_Task to complete_.
Reproduce, please, the span of lines beginning at the line with "Generate a Python" and ending at the line with "import plotly.graph_objects as go", inclusive, minus any pictures.

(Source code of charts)

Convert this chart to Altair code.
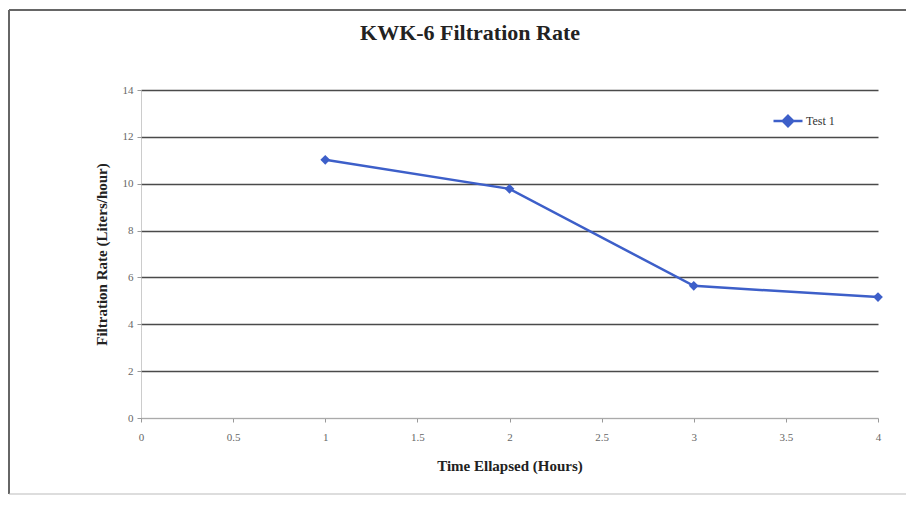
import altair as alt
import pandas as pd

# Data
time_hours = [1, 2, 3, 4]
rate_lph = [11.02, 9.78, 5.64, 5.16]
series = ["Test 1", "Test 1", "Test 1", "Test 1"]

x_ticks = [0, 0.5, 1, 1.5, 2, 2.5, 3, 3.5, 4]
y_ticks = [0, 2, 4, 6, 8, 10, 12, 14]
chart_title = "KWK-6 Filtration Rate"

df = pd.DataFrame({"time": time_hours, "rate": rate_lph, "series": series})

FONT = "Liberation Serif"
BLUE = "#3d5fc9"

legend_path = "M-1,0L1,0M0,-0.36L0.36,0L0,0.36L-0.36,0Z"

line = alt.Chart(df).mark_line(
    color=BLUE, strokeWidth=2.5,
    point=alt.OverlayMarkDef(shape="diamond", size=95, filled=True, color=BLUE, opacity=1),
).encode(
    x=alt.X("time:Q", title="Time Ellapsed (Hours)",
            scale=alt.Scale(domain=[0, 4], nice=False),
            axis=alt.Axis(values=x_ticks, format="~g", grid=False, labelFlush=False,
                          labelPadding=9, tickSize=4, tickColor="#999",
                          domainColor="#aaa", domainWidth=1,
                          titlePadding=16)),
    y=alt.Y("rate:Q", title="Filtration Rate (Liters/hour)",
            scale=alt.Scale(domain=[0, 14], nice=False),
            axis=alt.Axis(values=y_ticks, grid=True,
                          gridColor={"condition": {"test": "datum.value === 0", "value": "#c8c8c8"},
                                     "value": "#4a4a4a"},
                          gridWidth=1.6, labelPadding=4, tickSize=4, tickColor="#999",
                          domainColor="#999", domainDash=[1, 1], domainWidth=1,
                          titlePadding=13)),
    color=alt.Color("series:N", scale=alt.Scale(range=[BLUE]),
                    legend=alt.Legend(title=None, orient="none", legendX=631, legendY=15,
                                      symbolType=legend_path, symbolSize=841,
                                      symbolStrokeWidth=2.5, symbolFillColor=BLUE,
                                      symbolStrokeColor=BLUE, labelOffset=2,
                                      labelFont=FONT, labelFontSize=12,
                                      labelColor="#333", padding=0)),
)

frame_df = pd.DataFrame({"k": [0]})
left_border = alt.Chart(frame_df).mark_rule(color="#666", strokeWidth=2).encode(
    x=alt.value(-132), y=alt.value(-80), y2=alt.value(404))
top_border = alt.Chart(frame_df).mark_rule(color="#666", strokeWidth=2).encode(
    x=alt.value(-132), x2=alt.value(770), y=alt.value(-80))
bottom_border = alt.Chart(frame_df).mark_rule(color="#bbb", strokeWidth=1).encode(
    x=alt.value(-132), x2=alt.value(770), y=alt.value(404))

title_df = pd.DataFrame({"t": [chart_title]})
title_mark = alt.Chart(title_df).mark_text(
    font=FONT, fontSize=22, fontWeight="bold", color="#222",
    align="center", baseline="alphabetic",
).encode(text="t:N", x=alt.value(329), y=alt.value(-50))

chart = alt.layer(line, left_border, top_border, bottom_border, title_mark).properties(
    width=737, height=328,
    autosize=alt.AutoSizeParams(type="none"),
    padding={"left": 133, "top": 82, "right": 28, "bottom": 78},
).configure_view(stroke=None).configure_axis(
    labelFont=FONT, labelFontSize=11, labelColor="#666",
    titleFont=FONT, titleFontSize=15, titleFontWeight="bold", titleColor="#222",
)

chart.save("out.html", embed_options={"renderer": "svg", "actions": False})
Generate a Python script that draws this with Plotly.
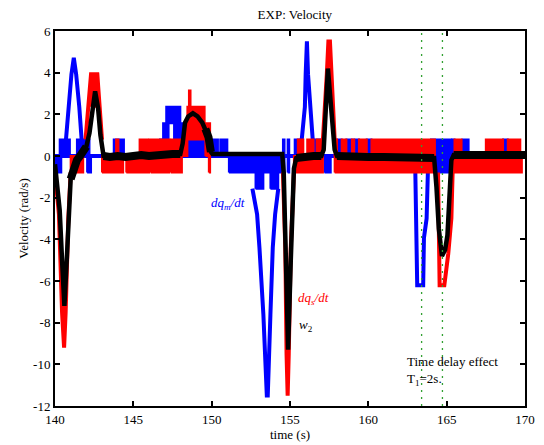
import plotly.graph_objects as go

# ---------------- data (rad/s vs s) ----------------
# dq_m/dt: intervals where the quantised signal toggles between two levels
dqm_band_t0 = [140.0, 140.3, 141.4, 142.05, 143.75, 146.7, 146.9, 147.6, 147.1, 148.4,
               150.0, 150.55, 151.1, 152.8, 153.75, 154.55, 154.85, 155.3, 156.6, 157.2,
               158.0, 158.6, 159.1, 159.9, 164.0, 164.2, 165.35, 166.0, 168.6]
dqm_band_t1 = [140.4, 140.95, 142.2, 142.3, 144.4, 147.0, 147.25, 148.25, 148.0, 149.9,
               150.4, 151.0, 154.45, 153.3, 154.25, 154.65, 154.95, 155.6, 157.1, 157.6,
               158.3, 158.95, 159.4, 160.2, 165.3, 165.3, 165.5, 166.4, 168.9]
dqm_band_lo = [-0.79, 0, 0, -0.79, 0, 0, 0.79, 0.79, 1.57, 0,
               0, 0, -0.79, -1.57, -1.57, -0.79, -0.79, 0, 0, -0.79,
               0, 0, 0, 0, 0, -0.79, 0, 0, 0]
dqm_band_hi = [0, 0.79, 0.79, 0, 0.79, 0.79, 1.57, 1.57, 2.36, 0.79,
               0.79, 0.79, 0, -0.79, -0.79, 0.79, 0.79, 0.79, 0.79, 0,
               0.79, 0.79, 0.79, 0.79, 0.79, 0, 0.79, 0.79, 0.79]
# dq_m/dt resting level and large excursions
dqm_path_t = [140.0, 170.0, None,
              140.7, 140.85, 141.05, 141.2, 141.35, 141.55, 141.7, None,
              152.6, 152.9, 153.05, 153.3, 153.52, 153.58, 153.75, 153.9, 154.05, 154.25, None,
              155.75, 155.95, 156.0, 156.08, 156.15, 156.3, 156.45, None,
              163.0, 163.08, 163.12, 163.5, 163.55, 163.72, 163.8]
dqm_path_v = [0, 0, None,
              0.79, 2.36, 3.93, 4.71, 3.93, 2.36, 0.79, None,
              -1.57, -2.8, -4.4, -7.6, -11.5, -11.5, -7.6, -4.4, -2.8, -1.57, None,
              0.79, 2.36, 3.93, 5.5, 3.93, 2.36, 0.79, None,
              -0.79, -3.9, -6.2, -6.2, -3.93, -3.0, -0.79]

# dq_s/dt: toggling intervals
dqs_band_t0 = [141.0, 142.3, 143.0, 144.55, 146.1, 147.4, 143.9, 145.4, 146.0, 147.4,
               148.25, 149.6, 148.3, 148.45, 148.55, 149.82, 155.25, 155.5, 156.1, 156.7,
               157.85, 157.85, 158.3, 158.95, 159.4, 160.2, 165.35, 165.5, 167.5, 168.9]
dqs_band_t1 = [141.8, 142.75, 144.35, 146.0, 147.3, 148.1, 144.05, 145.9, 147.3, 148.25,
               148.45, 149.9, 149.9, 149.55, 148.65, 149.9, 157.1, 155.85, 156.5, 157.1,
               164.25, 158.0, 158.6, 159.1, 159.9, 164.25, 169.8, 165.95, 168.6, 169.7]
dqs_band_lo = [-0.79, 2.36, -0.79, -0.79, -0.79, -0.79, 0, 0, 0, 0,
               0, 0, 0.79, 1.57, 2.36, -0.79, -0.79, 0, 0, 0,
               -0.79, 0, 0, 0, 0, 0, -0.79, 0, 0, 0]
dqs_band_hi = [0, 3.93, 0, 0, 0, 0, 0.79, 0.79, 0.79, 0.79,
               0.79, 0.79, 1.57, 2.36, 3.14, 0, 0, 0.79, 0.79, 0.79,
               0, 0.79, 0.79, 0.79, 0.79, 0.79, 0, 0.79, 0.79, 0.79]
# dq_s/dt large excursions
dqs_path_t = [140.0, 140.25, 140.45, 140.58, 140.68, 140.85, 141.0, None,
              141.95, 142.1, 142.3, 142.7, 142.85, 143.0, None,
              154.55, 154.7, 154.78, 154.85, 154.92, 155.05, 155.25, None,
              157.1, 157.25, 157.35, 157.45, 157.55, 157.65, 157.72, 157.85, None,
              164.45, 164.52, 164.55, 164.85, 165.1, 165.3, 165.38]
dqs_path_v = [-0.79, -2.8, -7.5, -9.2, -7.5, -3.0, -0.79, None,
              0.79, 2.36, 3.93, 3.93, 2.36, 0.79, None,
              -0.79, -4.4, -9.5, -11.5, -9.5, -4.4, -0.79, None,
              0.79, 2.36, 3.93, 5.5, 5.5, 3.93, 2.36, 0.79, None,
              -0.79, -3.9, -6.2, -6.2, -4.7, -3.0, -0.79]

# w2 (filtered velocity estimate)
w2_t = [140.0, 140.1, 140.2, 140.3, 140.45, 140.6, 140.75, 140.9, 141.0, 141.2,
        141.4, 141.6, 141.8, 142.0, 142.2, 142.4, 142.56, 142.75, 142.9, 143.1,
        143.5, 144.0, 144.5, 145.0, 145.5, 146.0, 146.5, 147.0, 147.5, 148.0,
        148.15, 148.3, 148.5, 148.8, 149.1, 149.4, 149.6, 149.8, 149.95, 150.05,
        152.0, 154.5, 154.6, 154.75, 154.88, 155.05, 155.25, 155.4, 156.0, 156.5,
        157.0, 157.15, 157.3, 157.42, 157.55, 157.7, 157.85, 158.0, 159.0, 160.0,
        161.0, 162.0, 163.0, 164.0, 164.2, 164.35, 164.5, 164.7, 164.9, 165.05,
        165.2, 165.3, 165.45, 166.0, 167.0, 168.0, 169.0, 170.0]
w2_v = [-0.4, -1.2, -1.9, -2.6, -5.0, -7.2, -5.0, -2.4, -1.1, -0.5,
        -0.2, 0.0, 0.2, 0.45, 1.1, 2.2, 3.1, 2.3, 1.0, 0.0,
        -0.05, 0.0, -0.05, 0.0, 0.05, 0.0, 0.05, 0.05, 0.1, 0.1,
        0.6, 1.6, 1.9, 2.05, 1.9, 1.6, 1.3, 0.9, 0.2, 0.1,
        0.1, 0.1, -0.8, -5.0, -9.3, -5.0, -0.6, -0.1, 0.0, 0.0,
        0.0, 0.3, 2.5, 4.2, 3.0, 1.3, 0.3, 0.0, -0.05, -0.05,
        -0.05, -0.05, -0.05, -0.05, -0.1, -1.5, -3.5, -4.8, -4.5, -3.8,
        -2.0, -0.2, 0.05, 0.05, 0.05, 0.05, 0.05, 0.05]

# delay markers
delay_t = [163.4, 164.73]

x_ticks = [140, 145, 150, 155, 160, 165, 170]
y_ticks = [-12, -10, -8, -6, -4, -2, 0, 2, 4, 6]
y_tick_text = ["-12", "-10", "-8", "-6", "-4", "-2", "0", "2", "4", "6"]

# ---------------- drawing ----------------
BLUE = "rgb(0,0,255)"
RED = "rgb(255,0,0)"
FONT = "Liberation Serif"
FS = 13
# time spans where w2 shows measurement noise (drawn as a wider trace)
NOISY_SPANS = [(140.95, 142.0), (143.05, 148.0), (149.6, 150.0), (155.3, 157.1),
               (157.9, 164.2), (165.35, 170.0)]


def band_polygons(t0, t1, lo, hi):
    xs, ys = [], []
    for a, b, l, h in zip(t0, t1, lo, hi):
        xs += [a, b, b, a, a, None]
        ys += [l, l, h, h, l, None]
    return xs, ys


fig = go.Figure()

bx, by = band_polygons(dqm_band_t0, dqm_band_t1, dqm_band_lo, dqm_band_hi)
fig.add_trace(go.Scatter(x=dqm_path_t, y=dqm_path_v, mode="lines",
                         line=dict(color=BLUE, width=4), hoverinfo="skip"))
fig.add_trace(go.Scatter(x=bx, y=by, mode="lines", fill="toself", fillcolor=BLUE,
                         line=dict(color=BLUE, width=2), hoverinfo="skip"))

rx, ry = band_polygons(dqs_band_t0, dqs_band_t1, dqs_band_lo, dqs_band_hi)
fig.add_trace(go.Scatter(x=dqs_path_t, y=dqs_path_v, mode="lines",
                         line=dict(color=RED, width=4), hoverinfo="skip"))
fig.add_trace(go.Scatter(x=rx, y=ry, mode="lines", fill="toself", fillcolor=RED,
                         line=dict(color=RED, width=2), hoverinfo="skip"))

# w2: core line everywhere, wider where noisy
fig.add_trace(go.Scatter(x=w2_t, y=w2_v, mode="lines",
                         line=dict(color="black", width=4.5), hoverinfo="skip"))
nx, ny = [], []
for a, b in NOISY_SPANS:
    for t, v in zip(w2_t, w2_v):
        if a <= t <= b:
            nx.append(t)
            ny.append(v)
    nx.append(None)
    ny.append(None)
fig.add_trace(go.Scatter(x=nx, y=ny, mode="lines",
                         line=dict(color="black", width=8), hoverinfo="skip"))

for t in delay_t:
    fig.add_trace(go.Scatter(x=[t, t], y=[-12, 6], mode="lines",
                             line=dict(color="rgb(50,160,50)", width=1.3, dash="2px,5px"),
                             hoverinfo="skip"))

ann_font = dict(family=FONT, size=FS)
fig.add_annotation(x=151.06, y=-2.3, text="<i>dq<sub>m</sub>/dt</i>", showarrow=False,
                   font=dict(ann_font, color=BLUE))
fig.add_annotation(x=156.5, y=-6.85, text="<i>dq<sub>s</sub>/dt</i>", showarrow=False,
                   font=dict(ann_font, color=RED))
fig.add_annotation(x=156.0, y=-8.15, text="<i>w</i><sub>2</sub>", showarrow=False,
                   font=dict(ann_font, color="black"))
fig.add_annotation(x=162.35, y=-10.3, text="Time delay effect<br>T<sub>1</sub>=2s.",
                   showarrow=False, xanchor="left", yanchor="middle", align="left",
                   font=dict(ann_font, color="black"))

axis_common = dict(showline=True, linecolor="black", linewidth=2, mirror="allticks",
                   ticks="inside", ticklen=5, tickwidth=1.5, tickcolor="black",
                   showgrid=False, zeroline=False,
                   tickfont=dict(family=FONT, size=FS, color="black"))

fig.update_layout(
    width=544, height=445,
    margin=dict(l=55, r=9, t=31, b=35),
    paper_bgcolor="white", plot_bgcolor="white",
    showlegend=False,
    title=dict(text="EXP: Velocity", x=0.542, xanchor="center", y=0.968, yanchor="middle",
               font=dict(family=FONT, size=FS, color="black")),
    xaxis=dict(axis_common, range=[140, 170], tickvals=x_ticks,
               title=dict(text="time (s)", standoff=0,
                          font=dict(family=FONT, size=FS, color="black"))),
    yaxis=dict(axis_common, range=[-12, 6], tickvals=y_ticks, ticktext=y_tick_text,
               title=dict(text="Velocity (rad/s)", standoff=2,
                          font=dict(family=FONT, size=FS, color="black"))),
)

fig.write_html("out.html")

_Exercise response_.
Generate a Python script that draws this with Plotly.
import plotly.graph_objects as go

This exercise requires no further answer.